UK Citizenship Crisis: Millions of Muslims at Risk, Report Reveals

December 13, 2025 01:17 AM
Nationality Anxiety: UK Citizenship Law Puts Millions of Muslims at Risk, Report Finds

Fact Check Analysis: Millions of British Muslims Could Lose Citizenship, Warns New Report-A new and stark warning has emerged from a comprehensive report co-authored by human rights charity Reprieve and think tank the Runnymede Trust, asserting that the United Kingdom's secretive and expansive citizenship-stripping powers place millions of its citizens at risk of losing their nationality. The core claim – that millions of British Muslims could lose citizenship – is supported by the report's analysis of legal vulnerability under current law, which has led to profound anxiety within the British Muslim and minority ethnic communities, Daily Dazzling Dawn understands.

The research finds that nine million people in the UK, which constitutes approximately 13 per cent of the total population, could be legally stripped of their citizenship at the Home Secretary's sole discretion. This vulnerability arises because, under current law, a British citizen can be deprived of their nationality if the government believes they are eligible for, or could acquire, another citizenship, even if they have no personal or cultural connection to that country.

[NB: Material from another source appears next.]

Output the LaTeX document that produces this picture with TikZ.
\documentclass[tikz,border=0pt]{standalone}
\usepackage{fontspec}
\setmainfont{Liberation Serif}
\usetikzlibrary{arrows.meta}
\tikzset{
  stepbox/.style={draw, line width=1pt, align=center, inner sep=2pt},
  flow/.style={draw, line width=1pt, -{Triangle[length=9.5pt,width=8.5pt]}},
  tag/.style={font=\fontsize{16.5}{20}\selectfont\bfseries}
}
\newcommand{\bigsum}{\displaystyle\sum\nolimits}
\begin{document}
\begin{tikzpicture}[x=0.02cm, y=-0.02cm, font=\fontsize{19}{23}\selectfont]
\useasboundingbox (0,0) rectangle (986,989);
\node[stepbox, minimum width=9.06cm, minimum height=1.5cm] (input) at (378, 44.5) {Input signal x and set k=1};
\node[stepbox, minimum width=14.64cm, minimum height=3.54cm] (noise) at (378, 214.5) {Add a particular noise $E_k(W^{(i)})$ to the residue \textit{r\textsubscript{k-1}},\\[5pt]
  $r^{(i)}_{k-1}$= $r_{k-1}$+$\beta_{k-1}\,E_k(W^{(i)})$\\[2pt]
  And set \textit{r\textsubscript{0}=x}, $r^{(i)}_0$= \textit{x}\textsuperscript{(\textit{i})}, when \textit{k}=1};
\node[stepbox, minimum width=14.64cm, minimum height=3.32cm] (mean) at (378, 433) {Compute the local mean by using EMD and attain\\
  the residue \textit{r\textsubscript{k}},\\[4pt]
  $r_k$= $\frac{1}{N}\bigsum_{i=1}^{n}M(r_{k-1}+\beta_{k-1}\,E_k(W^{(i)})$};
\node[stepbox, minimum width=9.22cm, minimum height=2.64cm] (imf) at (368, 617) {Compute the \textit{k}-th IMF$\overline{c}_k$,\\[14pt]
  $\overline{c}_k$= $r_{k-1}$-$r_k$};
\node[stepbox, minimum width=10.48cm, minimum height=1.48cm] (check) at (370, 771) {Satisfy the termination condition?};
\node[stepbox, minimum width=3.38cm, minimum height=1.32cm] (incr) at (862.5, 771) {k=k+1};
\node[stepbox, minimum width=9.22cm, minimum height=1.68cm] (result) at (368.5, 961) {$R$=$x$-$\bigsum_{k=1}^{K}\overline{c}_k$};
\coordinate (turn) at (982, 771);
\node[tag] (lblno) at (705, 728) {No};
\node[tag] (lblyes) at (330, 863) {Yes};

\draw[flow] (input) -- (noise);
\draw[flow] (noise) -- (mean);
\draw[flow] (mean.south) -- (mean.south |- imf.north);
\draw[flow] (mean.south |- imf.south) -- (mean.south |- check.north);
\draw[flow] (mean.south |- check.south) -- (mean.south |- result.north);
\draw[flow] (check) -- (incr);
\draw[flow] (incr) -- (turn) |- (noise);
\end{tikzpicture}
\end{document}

Crucially, the report highlights an extreme racial disparity in this vulnerability. The findings show that an estimated three in five people of colour in the UK could be stripped of their British citizenship, compared to only one in 20 white Britons. This means that people of colour are considered 12 times more at risk than their white counterparts.

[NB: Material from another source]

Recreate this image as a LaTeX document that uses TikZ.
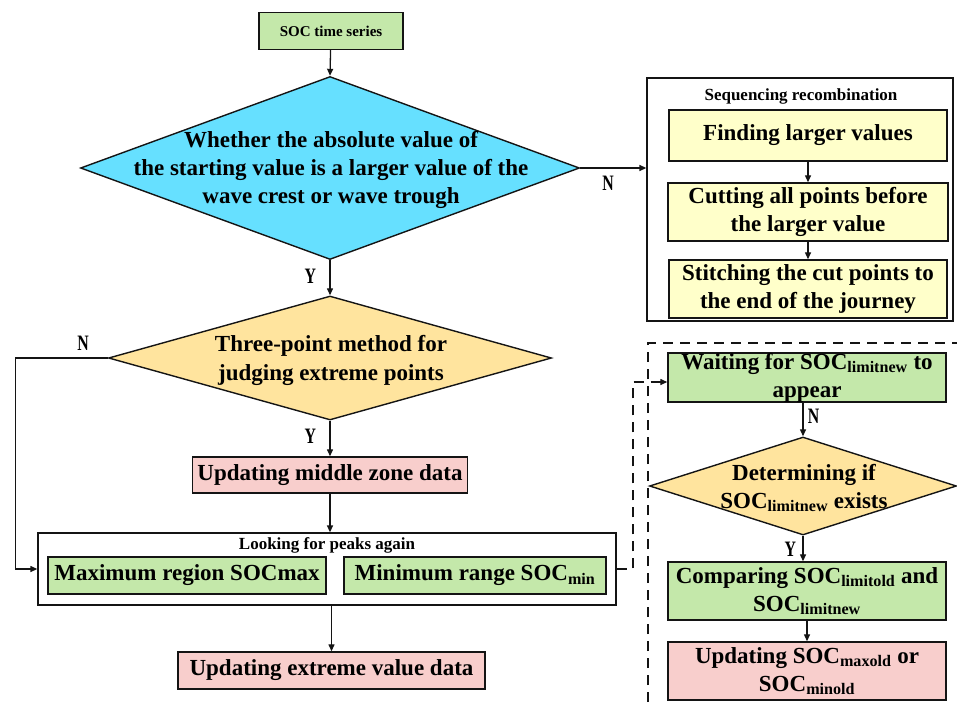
\documentclass[tikz,border=0pt]{standalone}
\usepackage{fontspec}
\setmainfont{Liberation Serif}
\newfontfamily\ynfont[FakeStretch=0.72]{Liberation Serif}
\usetikzlibrary{arrows.meta,positioning,shapes.geometric}
\definecolor{scgreen}{RGB}{196,232,170}
\definecolor{sccyan}{RGB}{102,224,255}
\definecolor{scorange}{RGB}{255,228,158}
\definecolor{scyellow}{RGB}{255,255,202}
\definecolor{scpink}{RGB}{248,206,204}
\definecolor{scline}{RGB}{20,20,20}
\tikzset{
  scBox/.style={draw=scline, line width=1.4pt, fill=#1, align=center,
                inner sep=0pt, font=\fontsize{23}{28}\selectfont\bfseries},
  scSmall/.style={draw=scline, line width=1.4pt, fill=#1, align=center,
                  inner sep=0pt, font=\fontsize{15}{17}\selectfont\bfseries},
  scFrame/.style={draw=scline, line width=1.3pt, fill=white, inner sep=0pt},
  scTitle/.style={font=\fontsize{17}{19}\selectfont\bfseries},
  scDiamond/.style={diamond, draw=scline, line width=1.4pt, fill=#1,
                    inner sep=0pt},
  scText/.style={align=center, font=\fontsize{23}{28}\selectfont\bfseries},
  scYN/.style={font=\fontsize{22}{22}\selectfont\ynfont\bfseries},
  scArrow/.style={-{Triangle[length=7pt,width=6pt]}, line width=1.3pt, draw=scline},
  scDash/.style={line width=1.3pt, draw=scline, dash pattern=on 10pt off 7pt}
}

\begin{document}
\begin{tikzpicture}[x=1pt,y=-1pt]
  \useasboundingbox (0,0) rectangle (957,702);

  % main column
  \node[scSmall=scgreen, minimum width=144pt, minimum height=37pt] (start) at (331,31) {SOC time series};
  \node[scDiamond=sccyan, minimum width=499pt, minimum height=183pt] (judgeA) at (330,168) {};
  \node[scText] (judgeAtxt) at (331,170) {Whether the absolute value of\\the starting value is a larger value of the\\wave crest or wave trough};
  \node[scDiamond=scorange, minimum width=443pt, minimum height=124pt] (judgeB) at (330,358) {};
  \node[scText, font=\fontsize{23}{29}\selectfont\bfseries] (judgeBtxt) at (331,360) {Three-point method for\\judging extreme points};
  \node[scBox=scpink, minimum width=275pt, minimum height=36pt] (middle) at (330,475) {Updating middle zone data};

  \node[scFrame, minimum width=578pt, minimum height=72pt] (peaks) at (327,569) {};
  \node[scTitle] (peaksttl) at (327,545) {Looking for peaks again};
  \node[scBox=scgreen, minimum width=278pt, minimum height=37pt] (maxreg) at (187,575.5) {Maximum region SOCmax};
  \node[scBox=scgreen, minimum width=262pt, minimum height=37pt] (minreg) at (475,575.5) {Minimum range SOC\textsubscript{min}};
  \node[scBox=scpink, minimum width=307pt, minimum height=37pt] (extreme) at (331.5,670.5) {Updating extreme value data};

  % sequencing recombination
  \node[scFrame, minimum width=306pt, minimum height=243pt] (seq) at (800,199.5) {};
  \node[scTitle] (seqttl) at (801,96) {Sequencing recombination};
  \node[scBox=scyellow, minimum width=278pt, minimum height=51pt] (find) at (808,135.5) {Finding larger values};
  \node[scBox=scyellow, minimum width=280pt, minimum height=58pt] (cut) at (808,212) {Cutting all points before\\the larger value};
  \node[scBox=scyellow, minimum width=278pt, minimum height=58pt] (stitch) at (808,289) {Stitching the cut points to\\the end of the journey};

  % limit branch
  \draw[scDash] (648,702) -- (648,343) -- (957,343);
  \node[scBox=scgreen, minimum width=278pt, minimum height=49pt] (wait) at (807,377.5) {Waiting for SOC\textsubscript{limitnew} to\\appear};
  \node[scDiamond=scorange, minimum width=307pt, minimum height=98pt] (judgeC) at (803,486) {};
  \node[scText] (judgeCtxt) at (804,488) {Determining if\\SOC\textsubscript{limitnew} exists};
  \node[scBox=scgreen, minimum width=278pt, minimum height=58pt] (compare) at (807,591) {Comparing SOC\textsubscript{limitold} and\\SOC\textsubscript{limitnew}};
  \node[scBox=scpink, minimum width=278pt, minimum height=58pt] (update) at (807,671) {Updating SOC\textsubscript{maxold} or\\SOC\textsubscript{minold}};

  % connectors
  \draw[scArrow] (start) -- (judgeA.north);
  \draw[scArrow] (judgeA.south) -- node[scYN, left=10pt, pos=0.45] (yA) {Y} (judgeB.north);
  \draw[scArrow] (judgeA.east) -- node[scYN, below=4pt, pos=0.42] (nA) {N} (seq.west |- judgeA.east);
  \draw[scArrow] (find) -- (cut);
  \draw[scArrow] (cut) -- (stitch);
  \draw[scArrow] (judgeB.west) -- ++(-92,0) coordinate (bend) |- (peaks.west);
  \node[scYN] (nB) at (83,343) {N};
  \draw[scArrow] (judgeB.south) -- node[scYN, left=10pt, pos=0.45] (yB) {Y} (middle.north);
  \draw[scArrow] (middle) -- (peaks.north -| middle);
  \draw[scArrow] (peaks.south -| extreme) -- (extreme);
  \draw[scDash, -{Triangle[length=7pt,width=6pt]}] (peaks.east) -- (633,569) |- ([yshift=-4.5pt]wait.west);
  \draw[scArrow] (wait.south -| judgeC) -- node[scYN, right=1pt, pos=0.4] (nC) {N} (judgeC.north);
  \draw[scArrow] (judgeC.south) -- node[scYN, left=3pt, pos=0.55] (yC) {Y} (compare.north -| judgeC);
  \draw[scArrow] (compare) -- (update);
\end{tikzpicture}
\end{document}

The groups identified as most vulnerable, owing to their heritage links to countries like Pakistan, Bangladesh, Somalia, Nigeria, North Africa, and the Middle East, include populations with a substantial British Muslim presence. Specifically, the report estimates that large communities affected include people with heritage linked to India (984,000), Pakistan (679,000), and Bangladesh (part of the 3.3 million Asian Britons at risk). The majority of individuals who have been stripped of citizenship in practice since 2010 have been Muslims of South Asian, Middle Eastern, or North African heritage. Since 2010, over 200 people have had their citizenship revoked on the grounds of being “conducive to the public good,” with the overwhelming majority being Muslim.

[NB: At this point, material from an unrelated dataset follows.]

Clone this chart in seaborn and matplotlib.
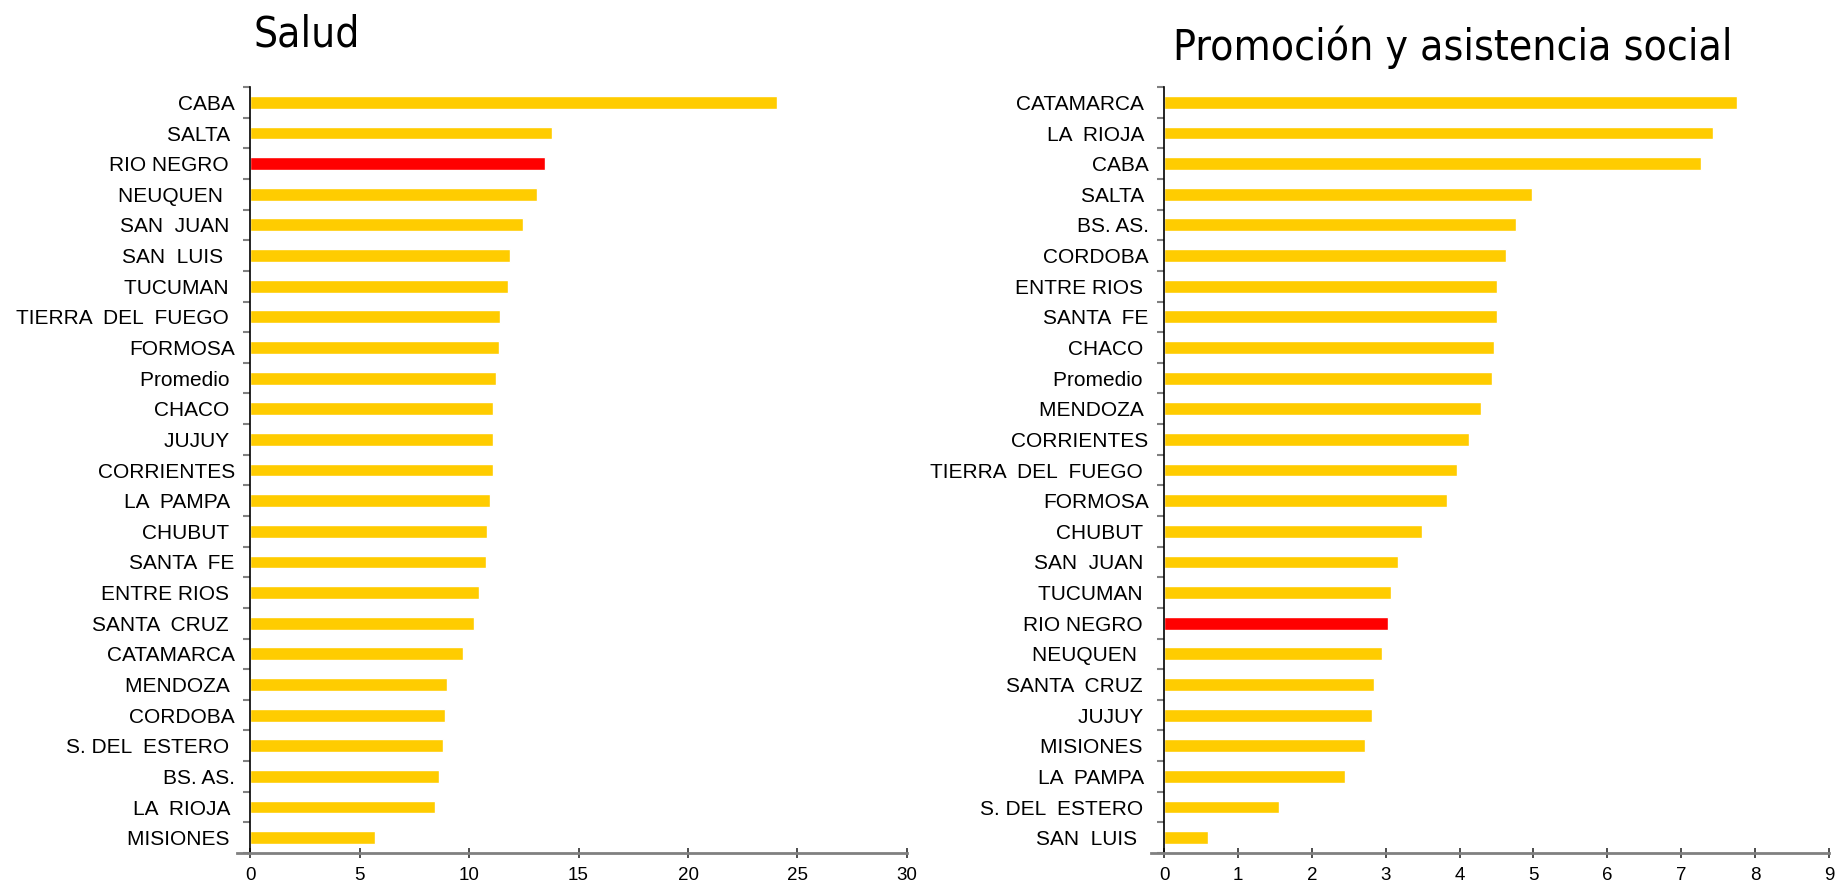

Campaigners argue this creates a racialised, two-tiered system of citizenship, where belonging for British Muslims is conditional in a way that it is not for white Britons. The organisations draw a sharp parallel between the institutional failings of the current "deprivation regime" and the historic discrimination seen in the Windrush scandal.

This situation has caused significant anxiety among British Muslim communities and other minority groups, who fear that escalating nationalist politics could translate into widespread misuse of these powers. High-profile cases, such as that of Shamima Begum, who was stripped of her citizenship on the presumption of Bangladeshi eligibility which Bangladeshi officials publicly denied, illustrate the controversial and often questionable application of these powers.

Reprieve and the Runnymede Trust are urgently calling for an immediate moratorium on the use of citizenship stripping and the complete abolition of Section 40(2) of the British Nationality Act, which permits deprivation "for the public good." Without reform, they warn that the UK risks embedding a permanent system of insecurity for millions of its citizens. The Home Office has not commented on the report's findings at the time of publication.